The party of Nelson Mandela, which led the liberation of South Africa from the shackles of white-minority apartheid rule, has been weakened by historically poor electoral showings and factionalism. A more than 800-page report containing nearly four years of testimonies collected by a judicial panel on graft was handed to Ramaphosa on Tuesday.
The ANC is accused in the report of turning a blind eye to graft in state-owned companies which play a significant role in the South African economy.
Ramaphosa declared in his speech Saturday that “those who are guilty of corruption, ill-discipline, factionalism and undermining our democracy find no home” in the ANC, adding the party had been guilty of ignoring “acts of indiscipline”.
In last November’s local elections, a majority of registered voters did not bother to cast votes, and the ANC’s support at the ballot box fell below 50 percent for the first time in its history.
Now party officials are haunted by the possibility of an outright defeat in the 2024 general election.
“The ANC is bleeding. Either we renew the party or we perish,” said party supporter Themba Ubisi, 40, after the celebrations.
Another supporter, Khathu Mathoho, 45, was more optimistic.
“The party is self correcting. There’s a will to do things differently, but (some) elements are resisting change,” they said.
Ramaphosa vowed the party would be renewed.
“Let us cleanse the ANC,” he said.
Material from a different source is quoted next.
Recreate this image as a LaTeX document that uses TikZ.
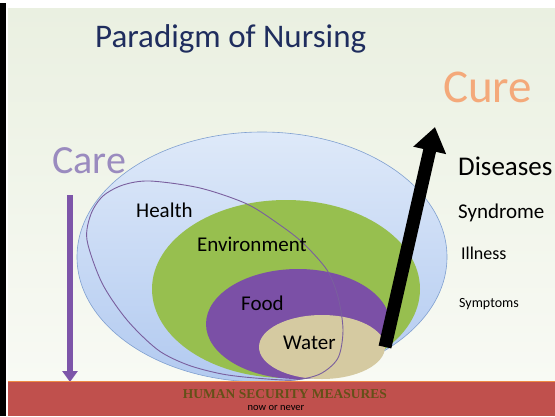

The party’s finances are also in shambles, with one political source confirming the ANC is indeed “broke” and that in addition to unpaid taxes, the party has a deficit of at least 400 million rand ($26 million, 22.6 million euros). On the eve of the ANC’s celebrations, the party held a traditional fundraising dinner attended by businesspeople and senior party supporters. But Ramaphosa’s dinner speech to the gathering was interrupted by an unexplained power outage. Ramaphosa tried to downplay the blackout, which local media is speculating was a security risk and which Police Minister Bheki Cele said is under investigation.